The two marketed narratives were that “Israel was the underdog and had the right to exist and defend itself. It is the overwhelming neighboring Arab hordes who threaten Israel, not vice versa.” The other narrative was the Arab masses’ rallying cries against Israeli occupation construed as an unequivocal threat to Israel. Both these two narratives are dated and were marketed in the 1950s and the 1960s: the first one by the Israelis seeking to garner worldwide sympathy and support, with ample evidence indicating that the opposite is true; and the second one by Arab leaders of the time, with their empty rallying cries intended to placate the masses and divert their attention from the mediocre management of their affairs. However, both narratives dovetailed into each other, and one fed off the other.

Since then, the facts of life have sunk into the Arab minds, and they have come to realize that Israel cannot be brought down with conventional warfare, nor do they seek to erase it.

All the Palestinians now want is a sovereign Palestinian state as promised and stipulated in the relevant UN resolutions.
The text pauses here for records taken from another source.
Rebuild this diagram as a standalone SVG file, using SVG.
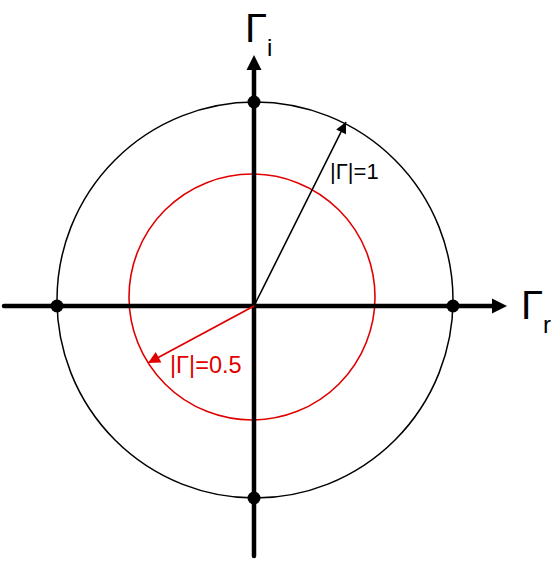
<svg xmlns="http://www.w3.org/2000/svg" width="553" height="561" viewBox="0 0 553 561">
<style>
.axis{stroke:#000;stroke-width:4.5;fill:none;stroke-linecap:round}
.lbl{font-family:"Liberation Sans",Arial,sans-serif}
</style>
<defs>
<marker id="ab" viewBox="0 0 10 10" refX="10" refY="5" markerWidth="15" markerHeight="11" markerUnits="userSpaceOnUse" orient="auto"><path d="M0,0 L10,5 L0,10 z" fill="#000"/></marker>
<marker id="ar" viewBox="0 0 10 10" refX="10" refY="5" markerWidth="16" markerHeight="12" markerUnits="userSpaceOnUse" orient="auto"><path d="M0,0 L10,5 L0,10 z" fill="#e00000"/></marker>
</defs>
<rect width="553" height="561" fill="#fff"/>
<g id="unit-circle"><circle cx="255" cy="300" r="198" fill="none" stroke="#000" stroke-width="1.5"/></g>
<g id="half-circle"><circle cx="252" cy="297" r="123" fill="none" stroke="#e00000" stroke-width="1.6"/></g>
<g id="connectors">
<line class="axis" x1="4" y1="306" x2="494" y2="306"/>
<path d="M492,298.5 L507,306 L492,313.5 z" fill="#000"/>
<line class="axis" x1="254" y1="556" x2="254" y2="70"/>
<path d="M246.5,70 L254,55 L261.5,70 z" fill="#000"/>
<line x1="254" y1="306" x2="346" y2="122" stroke="#000" stroke-width="1.6" marker-end="url(#ab)"/>
<line x1="254" y1="306" x2="148" y2="363" stroke="#e00000" stroke-width="1.8" marker-end="url(#ar)"/>
</g>
<g id="points" fill="#000">
<circle cx="57" cy="306" r="6.5"/>
<circle cx="453" cy="306" r="6.5"/>
<circle cx="254" cy="102" r="6.5"/>
<circle cx="254" cy="498" r="6.5"/>
</g>
<g id="label-gi"><text class="lbl" x="245" y="42" font-size="40">Γ</text><text class="lbl" x="267" y="56" font-size="24">i</text></g>
<g id="label-gr"><text class="lbl" x="521" y="319" font-size="40">Γ</text><text class="lbl" x="543" y="333" font-size="24">r</text></g>
<g id="label-1"><text class="lbl" x="330" y="179" font-size="22">|Γ|=1</text></g>
<g id="label-05"><text class="lbl" x="170" y="373" font-size="23.5" fill="#e00000">|Γ|=0.5</text></g>
</svg>
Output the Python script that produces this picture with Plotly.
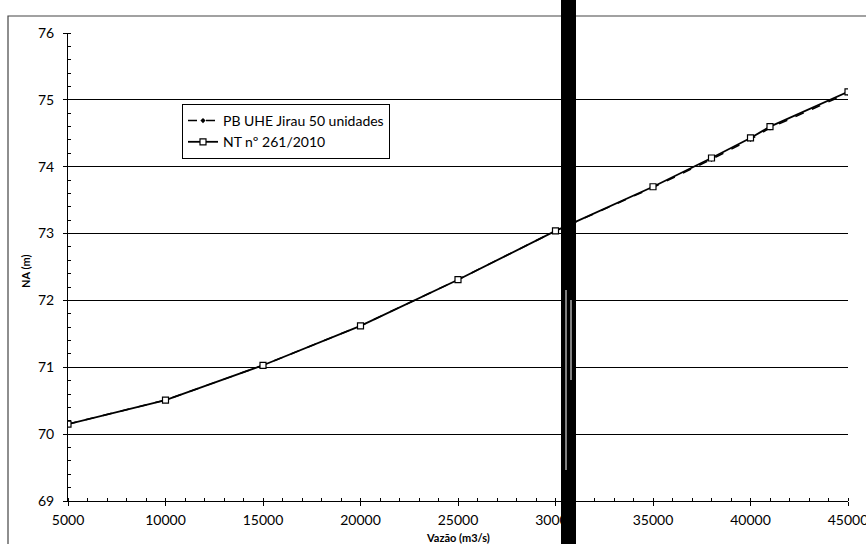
import plotly.graph_objects as go

vazao = [5000, 10000, 15000, 20000, 25000, 30000, 35000, 38000, 40000, 41000, 45000]
na_pb = [70.15, 70.51, 71.03, 71.62, 72.31, 73.04, 73.69, 74.11, 74.41, 74.58, 75.10]
na_nt = [70.15, 70.51, 71.03, 71.62, 72.31, 73.04, 73.70, 74.13, 74.43, 74.60, 75.12]
x_ticks = [5000, 10000, 15000, 20000, 25000, 30000, 35000, 40000, 45000]
y_ticks = [69, 70, 71, 72, 73, 74, 75, 76]

FONT = "Lato, 'Open Sans', sans-serif"
W, H = 866, 544
L, R, T, B = 68, 18, 33, 43
PW, PH = W - L - R, H - T - B

def px(x):
    return (x - L) / PW

def py(y):
    return (H - B - y) / PH

fig = go.Figure()
fig.add_trace(go.Scatter(
    x=vazao, y=na_pb, name="PB UHE Jirau 50 unidades", mode="lines+markers",
    line=dict(color="black", width=1.5, dash="dash"),
    marker=dict(symbol="diamond", size=4, color="black"),
))
fig.add_trace(go.Scatter(
    x=vazao, y=na_nt, name="NT nº 261/2010", mode="lines+markers",
    line=dict(color="black", width=1.8),
    marker=dict(symbol="square", size=6, color="white", line=dict(width=1.2, color="black")),
))

shapes = [
    # outer chart frame
    dict(type="rect", xref="paper", yref="paper", x0=px(8), x1=px(900), y0=py(600), y1=py(16),
         line=dict(color="#444", width=1.2), layer="below"),
    # scanning artifact: thick black vertical band
    dict(type="rect", xref="paper", yref="paper", x0=px(561), x1=px(576), y0=py(548), y1=py(-4),
         line=dict(width=0), fillcolor="black", layer="above"),
    dict(type="line", xref="paper", yref="paper", x0=px(566), x1=px(566), y0=py(470), y1=py(290),
         line=dict(color="white", width=1), layer="above"),
    dict(type="line", xref="paper", yref="paper", x0=px(571), x1=px(571), y0=py(380), y1=py(300),
         line=dict(color="white", width=1), layer="above"),
]

annotations = [
    dict(text="<b>NA (m)</b>", xref="paper", yref="paper", x=px(25), y=py(272),
         xanchor="center", yanchor="middle",
         textangle=-90, showarrow=False, font=dict(size=11, family=FONT, color="black")),
    dict(text="<b>Vazão (m3/s)</b>", xref="paper", yref="paper", x=px(458), y=py(537),
         xanchor="center", yanchor="middle",
         showarrow=False, font=dict(size=11, family=FONT, color="black")),
]

fig.update_layout(
    width=W, height=H, autosize=False,
    margin=dict(l=L, r=R, t=T, b=B, autoexpand=False),
    paper_bgcolor="white", plot_bgcolor="white",
    font=dict(family=FONT, size=14, color="black"),
    showlegend=True,
    legend=dict(x=px(182), y=py(104), xanchor="left", yanchor="top",
                bgcolor="white", bordercolor="black", borderwidth=1,
                font=dict(size=14, family=FONT), tracegroupgap=0,
                itemwidth=30),
    shapes=shapes, annotations=annotations,
    xaxis=dict(range=[5000, 45000], tickvals=x_ticks, ticktext=[str(v) for v in x_ticks],
               showgrid=False, zeroline=False, showline=True, linecolor="black", linewidth=1,
               ticks="outside", ticklen=4, tickcolor="black", ticklabeloverflow="allow",
               automargin=False,
               minor=dict(dtick=1000, ticks="inside", ticklen=3, tickcolor="black", showgrid=False),
               tickfont=dict(size=14, family=FONT), ticklabelstandoff=2),
    yaxis=dict(range=[69, 76], tickvals=y_ticks, showgrid=True, gridcolor="black", gridwidth=1,
               zeroline=False, showline=True, linecolor="black", linewidth=1,
               ticks="outside", ticklen=4, tickcolor="black", automargin=False,
               minor=dict(dtick=0.2, ticks="inside", ticklen=3, tickcolor="black", showgrid=False),
               tickfont=dict(size=14, family=FONT), ticklabelstandoff=6),
)

fig.write_html("out.html", config={"displayModeBar": False},
               post_script="document.body.style.margin='0px';")
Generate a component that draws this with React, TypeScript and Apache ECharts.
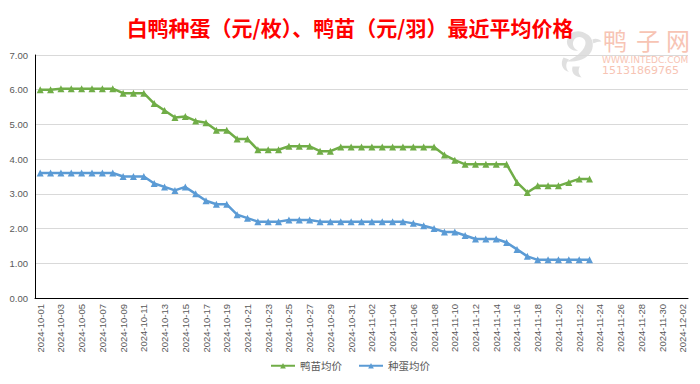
import React, { useEffect, useRef } from "react";
import * as echarts from "echarts";

const categories: string[] = [
  "2024-10-01", "2024-10-02", "2024-10-03", "2024-10-04", "2024-10-05", "2024-10-06", "2024-10-07", "2024-10-08",
  "2024-10-09", "2024-10-10", "2024-10-11", "2024-10-12", "2024-10-13", "2024-10-14", "2024-10-15", "2024-10-16",
  "2024-10-17", "2024-10-18", "2024-10-19", "2024-10-20", "2024-10-21", "2024-10-22", "2024-10-23", "2024-10-24",
  "2024-10-25", "2024-10-26", "2024-10-27", "2024-10-28", "2024-10-29", "2024-10-30", "2024-10-31",
  "2024-11-01", "2024-11-02", "2024-11-03", "2024-11-04", "2024-11-05", "2024-11-06", "2024-11-07", "2024-11-08",
  "2024-11-09", "2024-11-10", "2024-11-11", "2024-11-12", "2024-11-13", "2024-11-14", "2024-11-15", "2024-11-16",
  "2024-11-17", "2024-11-18", "2024-11-19", "2024-11-20", "2024-11-21", "2024-11-22", "2024-11-23", "2024-11-24",
  "2024-11-25", "2024-11-26", "2024-11-27", "2024-11-28", "2024-11-29", "2024-11-30", "2024-12-01", "2024-12-02",
];

const duckling: number[] = [
  6.0, 6.0, 6.03, 6.03, 6.03, 6.03, 6.03, 6.03, 5.9, 5.9,
  5.9, 5.6, 5.4, 5.2, 5.23, 5.1, 5.05, 4.83, 4.83, 4.58,
  4.58, 4.27, 4.27, 4.27, 4.37, 4.37, 4.37, 4.23, 4.23, 4.35,
  4.35, 4.35, 4.35, 4.35, 4.35, 4.35, 4.35, 4.35, 4.35, 4.12,
  3.97, 3.85, 3.85, 3.85, 3.85, 3.85, 3.33, 3.04, 3.23, 3.23,
  3.23, 3.33, 3.43, 3.43,
];

const eggs: number[] = [
  3.6, 3.6, 3.6, 3.6, 3.6, 3.6, 3.6, 3.6, 3.5, 3.5,
  3.5, 3.3, 3.2, 3.1, 3.2, 3.0, 2.8, 2.7, 2.7, 2.4,
  2.3, 2.2, 2.2, 2.2, 2.25, 2.25, 2.25, 2.2, 2.2, 2.2,
  2.2, 2.2, 2.2, 2.2, 2.2, 2.2, 2.15, 2.08, 2.0, 1.9,
  1.9, 1.8, 1.7, 1.7, 1.7, 1.6, 1.4, 1.2, 1.1, 1.1,
  1.1, 1.1, 1.1, 1.1,
];

const seriesNames: string[] = ["鸭苗均价", "种蛋均价"];
const titleText = "白鸭种蛋（元/枚）、鸭苗（元/羽）最近平均价格";
const logoChars: string[] = ["鸭", "子", "网"];

const duckPath =
  "M30 8 C22 2 10 4 8 14 C6 22 14 28 20 26 C14 24 12 16 18 12 C24 9 30 14 28 20 C26 28 16 34 8 38 C20 40 34 34 36 24 C38 16 34 10 30 8 Z " +
  "M4 34 C0 40 2 48 10 50 C6 46 6 40 10 36 Z M14 44 C12 50 16 56 24 56 C20 52 20 48 22 44 Z M36 14 C40 12 44 14 46 16 C42 16 40 17 37 18 Z";

echarts.graphic.registerShape("duckLogo", (echarts.graphic as any).extendPath(duckPath, {}));

export default function App() {
  const ref = useRef<HTMLDivElement>(null);
  useEffect(() => {
    if (!ref.current) return;
    const chart = echarts.init(ref.current, undefined, { renderer: "svg" });
    const colors = ["#70AD47", "#5B9BD5"];
    const logoX = [603, 636, 666];
    chart.setOption({
      animation: false,
      title: {
        text: titleText,
        left: "center",
        top: 11,
        textStyle: {
          color: "#FF0000",
          fontSize: 21,
          fontWeight: "bold",
          fontFamily: "Noto Sans CJK SC",
        },
      },
      graphic: [
        ...logoChars.map((c, i) => ({
          type: "text",
          left: logoX[i],
          top: 27,
          style: { text: c, fill: "#F7C4B4", font: "24px 'Noto Sans CJK SC'" },
          z: 0,
        })),
        {
          type: "text",
          left: 602,
          top: 55,
          style: { text: "WWW.INTEDC.COM", fill: "#F7C4B4", font: "9px 'DejaVu Sans'" },
          z: 0,
        },
        {
          type: "text",
          left: 602,
          top: 65,
          style: { text: "15131869765", fill: "#F7C4B4", font: "11px 'DejaVu Sans'" },
          z: 0,
        },
        {
          type: "duckLogo",
          x: 560,
          y: 27,
          scaleX: 0.9,
          scaleY: 0.9,
          style: { fill: "#D8D8D8", opacity: 0.8 },
          z: 0,
        },
      ],
      color: colors,
      grid: { left: 35, right: 12, top: 55, bottom: 86, containLabel: false },
      legend: {
        bottom: 8,
        left: "center",
        itemWidth: 24,
        itemHeight: 7,
        itemGap: 16,
        textStyle: { color: "#595959", fontSize: 10.5, fontFamily: "Noto Sans CJK SC" },
        data: seriesNames,
      },
      xAxis: {
        type: "category",
        data: categories,
        boundaryGap: true,
        axisLine: { show: true, lineStyle: { color: "#000000", width: 1 } },
        axisTick: { show: false },
        axisLabel: {
          interval: 1,
          rotate: 90,
          color: "#595959",
          fontSize: 9.5,
          fontFamily: "Liberation Sans",
          margin: 6,
        },
      },
      yAxis: {
        type: "value",
        min: 0,
        max: 7,
        interval: 1,
        axisLine: { show: true, lineStyle: { color: "#000000", width: 1 } },
        axisTick: { show: false },
        splitLine: { lineStyle: { color: "#D9D9D9", width: 1 } },
        axisLabel: {
          formatter: (v: number) => v.toFixed(2),
          color: "#595959",
          fontSize: 9.5,
          fontFamily: "Liberation Sans",
          margin: 7,
        },
      },
      series: [
        {
          name: seriesNames[0],
          type: "line",
          data: duckling,
          symbol: "triangle",
          symbolSize: 7,
          showAllSymbol: true,
          lineStyle: { width: 2.5, color: colors[0] },
          itemStyle: { color: colors[0] },
        },
        {
          name: seriesNames[1],
          type: "line",
          data: eggs,
          symbol: "triangle",
          symbolSize: 7,
          showAllSymbol: true,
          lineStyle: { width: 2.5, color: colors[1] },
          itemStyle: { color: colors[1] },
        },
      ],
    });
    return () => chart.dispose();
  }, []);
  return <div ref={ref} style={{ width: 700, height: 384, position: "absolute", left: 0, top: 0 }} />;
}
They wish to get on with their lives, rise from their squalor, and live normally like everybody else on this planet. 

Terrorism is not de rigueur for Palestinians, nor is it inherent in their mentality; they react to threats and pernicious acts with whatever they have available, unreservedly putting their own lives on the line―as evidenced by the casualty ratio figures in every previous incident or clash, which have always, by far, favored the Israelis at the expense of the Palestinians.

Even President Biden has insinuated as much in his recent statement, indicating the absence of a “destroy Israel” intent in Hamas’s actions. He believes that the October 7th attack was triggered by his strong and persistent encouragement of normalization between Saudi Arabia and Israel, and its rapid progress greatly dismayed the Palestinians, especially Hamas, who must have concluded that they and their long-anticipated sovereign state have been totally forgotten, or worse, consigned to the dustbin. Hence, they erupted on October 7th as a last-ditch Hail Mary―a Kamikaze strike.



The 1917 Balfour Declaration envisioned a tiny “national home for the Jewish people” in Palestine, but over the last century it has metastasized to take over total Palestine. This firm and consistent trend can now threaten other Arab countries, and unless the Palestinian Tragedy is seriously addressed by the international community, the region and the world are open to another century of misery and wars.  

There is no evidence that the Palestinians are actively seeking, or are able, to destroy Israel. This narrative has long been put to sleep and is not valid. The Palestinians are resisting the loss of their homes and what they seek is what has been promised them throughout the past century. They want their own free and sovereign land. Give it to them quickly, save innocent lives, and keep the world safe… Break “The Trend” now!